NCJ Number
87663
Date Published
1981
Length
19 pages
Annotation
This chapter, focusing on the sociocultural aspects of violent behavior, notes that violence in the family is partly a reflection of violent expressions in the culture generally.
Abstract
However, serious crimes within the family, such as homicide, are most commonly related to subcultural values that either do not inhibit physical responses or condone and encourage them. Within the broader cultural context, there is a subculture of violence characterized by a set of values, attitudes, and beliefs which share a commitment to the use of physical aggression as a major mode of personal interaction and a device for solving problems.

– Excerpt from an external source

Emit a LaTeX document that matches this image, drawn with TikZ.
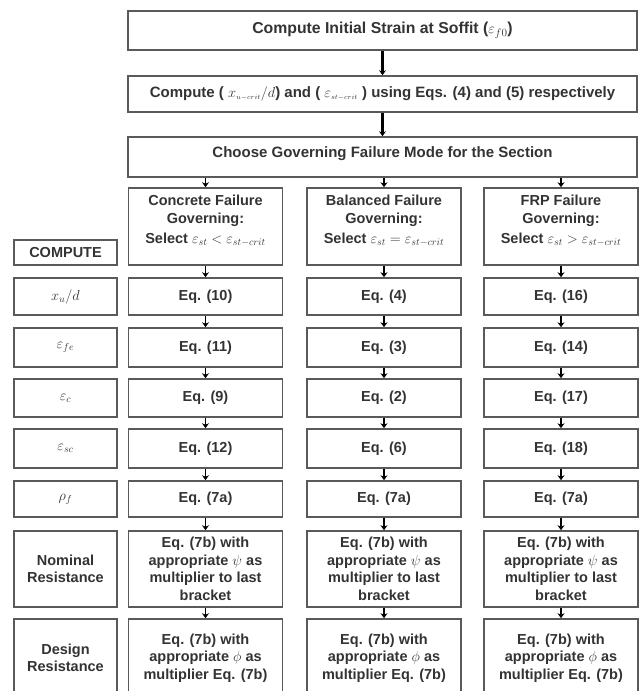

Dispersing the members who share commitment to the violence value could also cause a break in the intergenerational and intragenerational communication of this value system. Dispersion can be accomplished in many ways and does not necessarily imply massive population shifts, although urban renewal, slum clearance, and housing projects do suggest feasible methods. Resocializing and relearning processes can occur when the old socialization and old learning are forgotten or denied their validity. Child violence among blacks is dramatically high and exceeds by as much as 12 times the rate among similarly aged whites. Sociologically, a subculture of violence thesis may be used to explain much of this violence that is generated by a value system geared to a ready response of physical assault. Activities can be promoted in the home and schools to socialize children, even those from a subculture of violence, into nonviolence, to desensitize them to linguistic and behavioral cues that evoke violence. The chapter provides 18 references.